■ THE REQUEST ■
Take the data below and copy exactly the lines starting at the one with "Recreate this image" and finishing at the one with "import * as", both included.
++++++++
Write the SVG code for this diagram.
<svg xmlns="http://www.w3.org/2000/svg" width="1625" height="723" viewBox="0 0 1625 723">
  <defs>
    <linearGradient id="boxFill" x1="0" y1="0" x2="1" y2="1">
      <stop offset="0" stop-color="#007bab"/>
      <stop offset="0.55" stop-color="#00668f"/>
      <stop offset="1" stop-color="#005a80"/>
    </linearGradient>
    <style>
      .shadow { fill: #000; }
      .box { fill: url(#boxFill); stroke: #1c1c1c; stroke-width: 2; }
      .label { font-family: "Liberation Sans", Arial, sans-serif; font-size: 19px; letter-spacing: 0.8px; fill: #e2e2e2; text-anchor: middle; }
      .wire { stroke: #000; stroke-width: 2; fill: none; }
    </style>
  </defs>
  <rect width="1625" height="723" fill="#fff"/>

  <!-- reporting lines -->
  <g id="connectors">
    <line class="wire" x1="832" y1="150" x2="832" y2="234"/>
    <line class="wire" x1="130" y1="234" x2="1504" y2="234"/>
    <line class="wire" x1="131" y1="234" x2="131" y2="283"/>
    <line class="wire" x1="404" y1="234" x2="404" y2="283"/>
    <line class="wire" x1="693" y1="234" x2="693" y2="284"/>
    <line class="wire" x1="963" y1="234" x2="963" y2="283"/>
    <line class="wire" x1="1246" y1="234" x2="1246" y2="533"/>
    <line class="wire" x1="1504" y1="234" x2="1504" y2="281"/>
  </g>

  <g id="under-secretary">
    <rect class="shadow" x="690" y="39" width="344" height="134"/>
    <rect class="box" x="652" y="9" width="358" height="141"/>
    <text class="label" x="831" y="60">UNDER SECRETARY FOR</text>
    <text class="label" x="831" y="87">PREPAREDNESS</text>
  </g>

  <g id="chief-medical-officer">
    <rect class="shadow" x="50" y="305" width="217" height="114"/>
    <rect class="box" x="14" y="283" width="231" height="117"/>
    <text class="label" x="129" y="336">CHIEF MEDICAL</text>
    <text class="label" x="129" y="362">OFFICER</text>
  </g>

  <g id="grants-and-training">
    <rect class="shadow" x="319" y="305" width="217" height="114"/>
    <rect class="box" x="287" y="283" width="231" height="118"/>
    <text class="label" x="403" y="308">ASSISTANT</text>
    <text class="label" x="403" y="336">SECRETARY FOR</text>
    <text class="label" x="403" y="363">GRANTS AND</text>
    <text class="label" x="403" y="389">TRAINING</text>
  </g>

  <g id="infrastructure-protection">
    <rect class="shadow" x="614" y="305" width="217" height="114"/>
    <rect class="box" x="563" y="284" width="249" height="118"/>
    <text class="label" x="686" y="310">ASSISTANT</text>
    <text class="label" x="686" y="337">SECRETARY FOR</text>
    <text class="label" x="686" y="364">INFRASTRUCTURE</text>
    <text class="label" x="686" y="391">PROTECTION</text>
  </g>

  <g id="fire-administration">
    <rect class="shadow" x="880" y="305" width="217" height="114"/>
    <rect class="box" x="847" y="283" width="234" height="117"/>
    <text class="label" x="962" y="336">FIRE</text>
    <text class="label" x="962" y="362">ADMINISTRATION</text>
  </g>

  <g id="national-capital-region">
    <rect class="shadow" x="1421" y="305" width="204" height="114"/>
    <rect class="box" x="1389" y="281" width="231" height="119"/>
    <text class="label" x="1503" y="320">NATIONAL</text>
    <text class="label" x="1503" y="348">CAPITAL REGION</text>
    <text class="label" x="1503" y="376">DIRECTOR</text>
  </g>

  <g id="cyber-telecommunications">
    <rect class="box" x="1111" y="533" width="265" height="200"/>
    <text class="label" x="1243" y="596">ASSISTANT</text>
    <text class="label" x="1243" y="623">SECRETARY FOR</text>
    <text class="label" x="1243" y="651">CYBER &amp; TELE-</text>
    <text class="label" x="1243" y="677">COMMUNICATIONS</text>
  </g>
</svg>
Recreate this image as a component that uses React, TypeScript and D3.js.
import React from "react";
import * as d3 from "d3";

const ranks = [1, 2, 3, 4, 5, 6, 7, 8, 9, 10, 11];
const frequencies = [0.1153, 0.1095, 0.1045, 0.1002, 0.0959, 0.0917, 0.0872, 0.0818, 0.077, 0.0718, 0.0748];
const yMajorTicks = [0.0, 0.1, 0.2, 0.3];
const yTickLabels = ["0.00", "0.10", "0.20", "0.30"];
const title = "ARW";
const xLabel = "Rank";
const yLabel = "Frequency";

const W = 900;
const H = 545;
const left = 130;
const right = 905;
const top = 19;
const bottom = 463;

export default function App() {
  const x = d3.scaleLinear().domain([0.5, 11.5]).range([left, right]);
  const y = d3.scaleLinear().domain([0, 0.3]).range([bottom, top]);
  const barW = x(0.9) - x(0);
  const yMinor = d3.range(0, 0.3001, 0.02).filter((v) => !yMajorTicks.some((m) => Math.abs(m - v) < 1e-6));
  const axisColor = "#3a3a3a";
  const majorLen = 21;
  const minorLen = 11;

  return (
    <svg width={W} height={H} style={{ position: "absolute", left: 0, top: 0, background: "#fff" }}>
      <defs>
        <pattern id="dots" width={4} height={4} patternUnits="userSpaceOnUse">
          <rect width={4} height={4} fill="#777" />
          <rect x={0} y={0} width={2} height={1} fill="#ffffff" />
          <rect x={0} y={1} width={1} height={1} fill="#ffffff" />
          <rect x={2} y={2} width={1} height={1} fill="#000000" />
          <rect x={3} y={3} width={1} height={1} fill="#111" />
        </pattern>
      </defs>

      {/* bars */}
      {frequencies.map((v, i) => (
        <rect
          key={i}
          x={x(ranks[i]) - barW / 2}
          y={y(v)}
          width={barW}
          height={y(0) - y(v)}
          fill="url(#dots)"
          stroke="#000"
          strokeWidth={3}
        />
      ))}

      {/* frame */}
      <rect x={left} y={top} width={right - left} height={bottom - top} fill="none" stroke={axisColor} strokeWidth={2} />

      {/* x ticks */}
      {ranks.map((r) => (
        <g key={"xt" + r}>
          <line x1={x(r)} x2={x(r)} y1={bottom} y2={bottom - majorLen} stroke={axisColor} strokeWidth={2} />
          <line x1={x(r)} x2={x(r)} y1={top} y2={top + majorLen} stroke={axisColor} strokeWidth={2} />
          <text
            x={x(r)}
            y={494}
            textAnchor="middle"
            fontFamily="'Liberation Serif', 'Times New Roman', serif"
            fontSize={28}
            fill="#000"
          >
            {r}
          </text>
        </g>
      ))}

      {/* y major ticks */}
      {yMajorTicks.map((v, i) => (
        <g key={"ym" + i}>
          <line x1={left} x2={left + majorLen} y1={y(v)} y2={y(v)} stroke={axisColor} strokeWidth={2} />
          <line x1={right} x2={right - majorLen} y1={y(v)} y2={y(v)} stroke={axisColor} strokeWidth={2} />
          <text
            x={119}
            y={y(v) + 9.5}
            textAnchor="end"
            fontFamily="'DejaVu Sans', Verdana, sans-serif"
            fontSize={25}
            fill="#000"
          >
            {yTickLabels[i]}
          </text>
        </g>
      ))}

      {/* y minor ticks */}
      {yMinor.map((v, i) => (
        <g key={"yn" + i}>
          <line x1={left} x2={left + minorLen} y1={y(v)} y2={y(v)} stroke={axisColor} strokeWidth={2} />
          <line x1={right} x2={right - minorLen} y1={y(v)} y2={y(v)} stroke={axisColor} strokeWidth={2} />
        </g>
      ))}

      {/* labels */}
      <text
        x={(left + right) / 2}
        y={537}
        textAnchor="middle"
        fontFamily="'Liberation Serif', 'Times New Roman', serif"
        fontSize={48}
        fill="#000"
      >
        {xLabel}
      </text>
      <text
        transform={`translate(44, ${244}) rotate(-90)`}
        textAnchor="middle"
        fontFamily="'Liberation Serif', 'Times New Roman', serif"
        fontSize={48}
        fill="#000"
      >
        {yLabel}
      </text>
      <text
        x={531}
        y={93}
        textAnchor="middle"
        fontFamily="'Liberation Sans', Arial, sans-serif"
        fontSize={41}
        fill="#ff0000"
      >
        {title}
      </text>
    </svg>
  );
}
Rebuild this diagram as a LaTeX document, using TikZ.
++++++++
■ WORKED SOLUTION ■
Recreate this image as a component that uses React, TypeScript and D3.js.
import React from "react";
import * as d3 from "d3";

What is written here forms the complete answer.